Global M&A activity reached almost record highs in 2015 on the back of low cost borrowing and an appetite for inorganic investment led growth. New analysis highlights that M&A deal value during the first half of 2016 has slowed by 27%, impeded, in part, by political, economic and regulatory pressures. Yet,the fundamentals that drove activity in 2015 remain, with investors still keen on inorganic expansion and money remaining cheap. The possibility of a bubble burst still lures, however, with current market conditions showing similarities between 2001 and 2008.
The Boston Consulting Group’s wider analysis into the M&A market, titled ‘The 2016 M&A Report: Masters of the Corporate Portfolio’, explores current market conditions as well as the fundamentals driving M&A activity into the future.
Merger & Acquisition activity
M&A deal value reached almost record levels in 2015, up 39% on the year previous to hit almost $3 trillion in total value. Such peaks were last traversed in 1999 and 2007, both prior to large scale economic corrections, the “new economy” peak, and the start of the financial crisis in 2008. The growth of M&A activity is, according to the consulting firm, partly attributable to several mega deals that have lifted the market, and the macroeconomic conditions that have prevailed. Since the crisis, economic growth has remained lacklustre, while access to inexpensive funding (thanks to QE programmes and low central bank- and corporate rates) resulted in companies seeking to expand inorganically as organic growth slowed.
Deal activity has been particularly fierce in the health care sector, which saw year-on-year deal value growth at 102%, from $214 billion to $432 billion, partly motivated by consolidations to build out product portfolios. Consumer and retail saw year-on-year growth of 53%, up from $251 billion to $385 billion, focused on smaller deals to boost capabilities in niche products and digital and e-commerce. The high technology sector saw growth of 41% in deal value, based primarily on non-tech companies seeking to expand their product portfolios through acquisitions, as well as technology companies expanding their offerings towards integrated systems.
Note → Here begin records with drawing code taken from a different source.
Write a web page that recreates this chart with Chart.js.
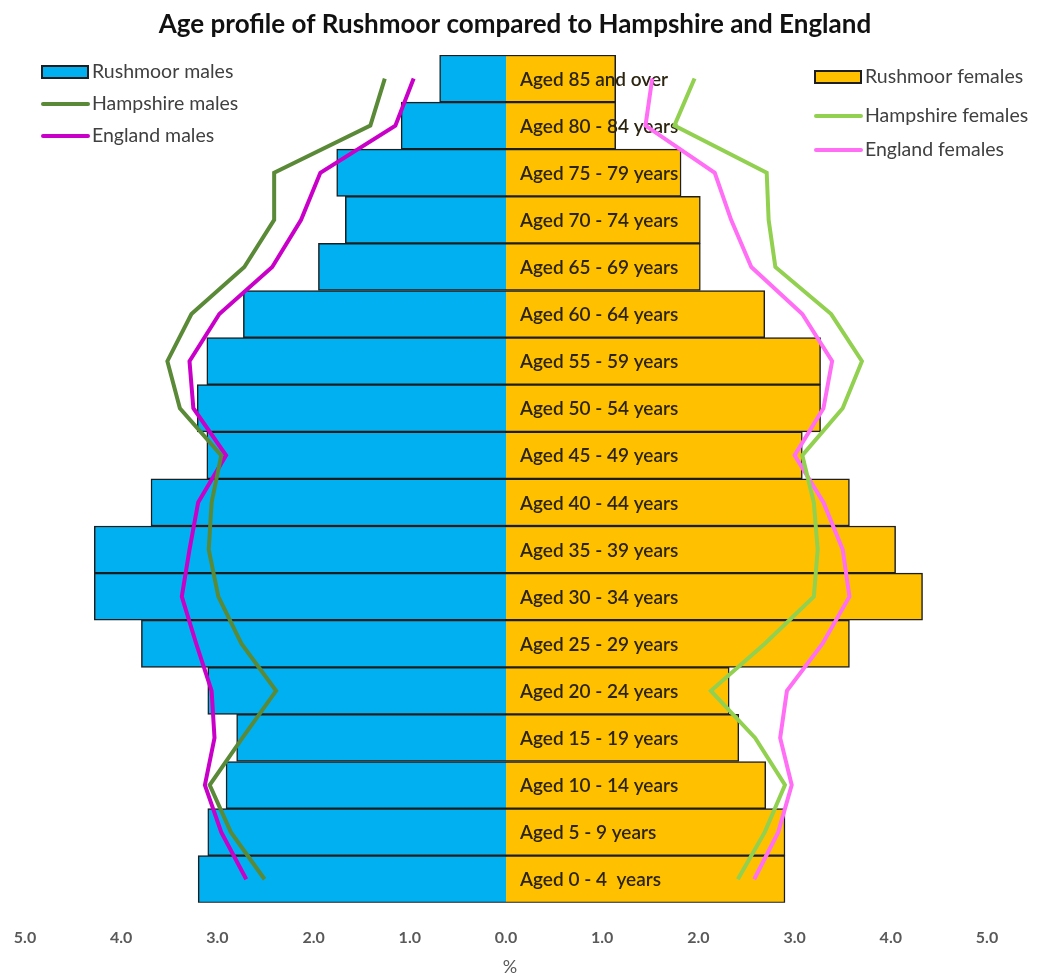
<!DOCTYPE html>
<html>
<head>
<meta charset="utf-8">
<title>Age profile of Rushmoor</title>
<script src="https://cdn.jsdelivr.net/npm/chart.js@4/dist/chart.umd.min.js"></script>
<style>
  html, body { margin: 0; padding: 0; background: #ffffff; }
  canvas { display: block; }
</style>
</head>
<body>
<canvas id="pyramid" width="1037" height="977"></canvas>
<script>
const chartTitle = 'Age profile of Rushmoor compared to Hampshire and England';

// Age bands, oldest at the top of the pyramid
const ageGroups = [
  'Aged 85 and over', 'Aged 80 - 84 years', 'Aged 75 - 79 years', 'Aged 70 - 74 years',
  'Aged 65 - 69 years', 'Aged 60 - 64 years', 'Aged 55 - 59 years', 'Aged 50 - 54 years',
  'Aged 45 - 49 years', 'Aged 40 - 44 years', 'Aged 35 - 39 years', 'Aged 30 - 34 years',
  'Aged 25 - 29 years', 'Aged 20 - 24 years', 'Aged 15 - 19 years', 'Aged 10 - 14 years',
  'Aged 5 - 9 years', 'Aged 0 - 4  years'
];

// Share of the total population in each band (%)
const rushmoorMales    = [0.69, 1.09, 1.76, 1.67, 1.95, 2.73, 3.11, 3.21, 3.11, 3.69, 4.28, 4.28, 3.79, 3.10, 2.80, 2.91, 3.10, 3.20];
const hampshireMales   = [1.26, 1.41, 2.41, 2.41, 2.72, 3.27, 3.52, 3.39, 2.96, 3.06, 3.09, 2.99, 2.75, 2.39, 2.74, 3.08, 2.86, 2.51];
const englandMales     = [0.96, 1.15, 1.93, 2.13, 2.43, 2.98, 3.29, 3.25, 2.91, 3.20, 3.29, 3.37, 3.22, 3.06, 3.03, 3.13, 2.96, 2.70];
const rushmoorFemales  = [1.14, 1.14, 1.82, 2.02, 2.02, 2.69, 3.27, 3.27, 3.08, 3.57, 4.05, 4.33, 3.57, 2.32, 2.42, 2.70, 2.90, 2.90];
const hampshireFemales = [1.96, 1.75, 2.71, 2.73, 2.80, 3.38, 3.70, 3.50, 3.08, 3.20, 3.24, 3.20, 2.69, 2.13, 2.59, 2.90, 2.69, 2.41];
const englandFemales   = [1.52, 1.45, 2.17, 2.34, 2.55, 3.08, 3.39, 3.30, 3.00, 3.30, 3.50, 3.57, 3.29, 2.92, 2.85, 2.97, 2.83, 2.58];

// Axis tick values (shown without sign on both sides)
const axisTicks = [-5, -4, -3, -2, -1, 0, 1, 2, 3, 4, 5];

const FONT = 'Lato, "Open Sans", "DejaVu Sans", sans-serif';
const toLeft = arr => arr.map(v => -v);

const barStyle = {
  type: 'bar',
  grouped: false,
  barPercentage: 1,
  categoryPercentage: 1,
  borderColor: '#1e1e1e',
  borderWidth: 1.5
};
const lineStyle = {
  type: 'line',
  borderWidth: 4,
  pointRadius: 0,
  pointHoverRadius: 0,
  tension: 0,
  fill: false,
  order: 1
};

const datasets = [
  Object.assign({}, barStyle, { label: 'Rushmoor males', data: toLeft(rushmoorMales), backgroundColor: '#00B0F0', order: 3 }),
  Object.assign({}, lineStyle, { label: 'Hampshire males', data: toLeft(hampshireMales), borderColor: '#5A8A37' }),
  Object.assign({}, lineStyle, { label: 'England males', data: toLeft(englandMales), borderColor: '#C800C8' }),
  Object.assign({}, barStyle, { label: 'Rushmoor females', data: rushmoorFemales, backgroundColor: '#FFC000', order: 2 }),
  Object.assign({}, lineStyle, { label: 'Hampshire females', data: hampshireFemales, borderColor: '#92D050' }),
  Object.assign({}, lineStyle, { label: 'England females', data: englandFemales, borderColor: '#FF6EF5' })
];

// Age band names written along the zero line, over the bars but under the lines
const bandLabels = {
  id: 'bandLabels',
  afterDatasetDraw(chart, args) {
    if (args.index !== 3) return;
    const ctx = chart.ctx;
    const x = chart.scales.x.getPixelForValue(0) + 14;
    const y = chart.scales.y;
    ctx.save();
    ctx.font = '600 19px ' + FONT;
    ctx.fillStyle = '#2b2410';
    ctx.textAlign = 'left';
    ctx.textBaseline = 'middle';
    chart.data.labels.forEach((lab, i) => {
      ctx.fillText(lab, x, y.getPixelForValue(i) + 1);
    });
    ctx.restore();
  }
};

// Heading, unit caption under the zero tick
const captions = {
  id: 'captions',
  afterDraw(chart) {
    const ctx = chart.ctx;
    ctx.save();
    ctx.textAlign = 'center';
    ctx.textBaseline = 'middle';
    ctx.font = 'bold 26px ' + FONT;
    ctx.fillStyle = '#111111';
    ctx.fillText(chartTitle, 515, 25);
    ctx.font = '18px ' + FONT;
    ctx.fillStyle = '#595959';
    ctx.fillText('%', chart.scales.x.getPixelForValue(0) + 4, 967);
    ctx.restore();
  }
};

// Two legend blocks: males top-left, females top-right
const splitLegend = {
  id: 'splitLegend',
  afterDraw(chart) {
    const ctx = chart.ctx;
    const groups = [
      { x: 42, ys: [72, 104, 136], items: [0, 1, 2] },
      { x: 815, ys: [77, 116, 150], items: [3, 4, 5] }
    ];
    ctx.save();
    ctx.font = '19.5px ' + FONT;
    ctx.textBaseline = 'middle';
    ctx.textAlign = 'left';
    groups.forEach(g => {
      g.items.forEach((di, k) => {
        const ds = chart.data.datasets[di];
        const y = g.ys[k];
        if (ds.type === 'bar') {
          ctx.fillStyle = ds.backgroundColor;
          ctx.fillRect(g.x, y - 6, 46, 12);
          ctx.lineWidth = 2;
          ctx.strokeStyle = '#1e1e1e';
          ctx.strokeRect(g.x, y - 6, 46, 12);
        } else {
          ctx.lineWidth = 4;
          ctx.strokeStyle = ds.borderColor;
          ctx.lineCap = 'round';
          ctx.beginPath();
          ctx.moveTo(g.x + 1, y);
          ctx.lineTo(g.x + 46, y);
          ctx.stroke();
        }
        ctx.fillStyle = '#404040';
        ctx.fillText(ds.label, g.x + 50, y);
      });
    });
    ctx.restore();
  }
};

new Chart(document.getElementById('pyramid'), {
  data: { labels: ageGroups, datasets: datasets },
  options: {
    indexAxis: 'y',
    responsive: false,
    animation: false,
    layout: { padding: { left: 25, right: 50, top: 55, bottom: 27 } },
    plugins: {
      legend: { display: false },
      tooltip: { enabled: false },
      title: { display: false }
    },
    scales: {
      x: {
        type: 'linear',
        min: -5,
        max: 5,
        afterBuildTicks(scale) { scale.ticks = axisTicks.map(v => ({ value: v })); },
        grid: { display: false, drawTicks: true, tickLength: 22 },
        border: { display: false },
        ticks: {
          padding: 3,
          color: '#595959',
          font: { family: FONT, size: 16, weight: 'bold', lineHeight: 1.2 },
          callback: v => Math.abs(v).toFixed(1)
        }
      },
      y: {
        type: 'category',
        display: false,
        offset: true,
        grid: { display: false }
      }
    }
  },
  plugins: [bandLabels, captions, splitLegend]
});
</script>
</body>
</html>
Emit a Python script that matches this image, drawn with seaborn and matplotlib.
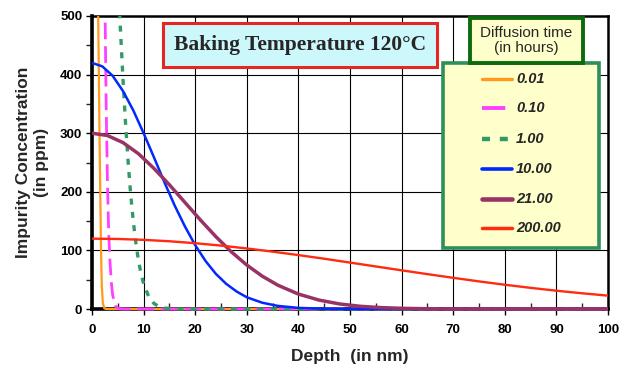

Financial services and real estate saw the highest value in deals in 2015 in absolute terms, at $514 billion.
While last year was almost a record setter, this year started on a more subdued note. Deal value fell by 27% year-on-year for the first half of the year, from more than $1.5 trillion to around $1.1 trillion, while deal volume dipped slightly to just off 15,000 M&A transactions. The analysis finds, however, that current deal activity, while lower than last year, remains in line with the ten year historical average deal value.
According to the consultancy firm, a number of factors are bearing on the market. Political uncertainties (including in Europe following the Brexit vote) and the upcoming US Presidential elections; higher economic volatility in the equity markets, adding uncertainty to IPOs and share deals; and changes to regulations to thwart “inversion” taxation deals.
The firm notes that geopolitical events remain a wildcard for deal activity this year, but that many of the conditions that saw the market boom last year remain in place: low GDP growth, cheap money, available dry powder, and the need for growth among companies, global investors and for returns among private equity (PE) players.
The dry powder built up by PE firms, following their exit from a large number of portfolio companies last year, has resulted in a large war chest of $479 billion. Another area which is set to continue driving M&A activity going forward, is shareholders demanding strategic M&A for corporates. Growth focus from investors last year was recorded to be shifting from organic investment led growth towards pursuing strategic M&A.
Given the high level of M&A activity over the past year, BCG's authors pose questions about whether the current market activity is sufficiently similar to historical trends that highlight a pattern of a bubble forming. The records of 1999 and 2007 were followed relatively shortly after by considerable crashes. There are similarities between current conditions then and today – global M&A value as a share of GDP is running relatively high, yet, according to the firm, “The jury is still out on whether there are similarities to previous M&A market collapses.”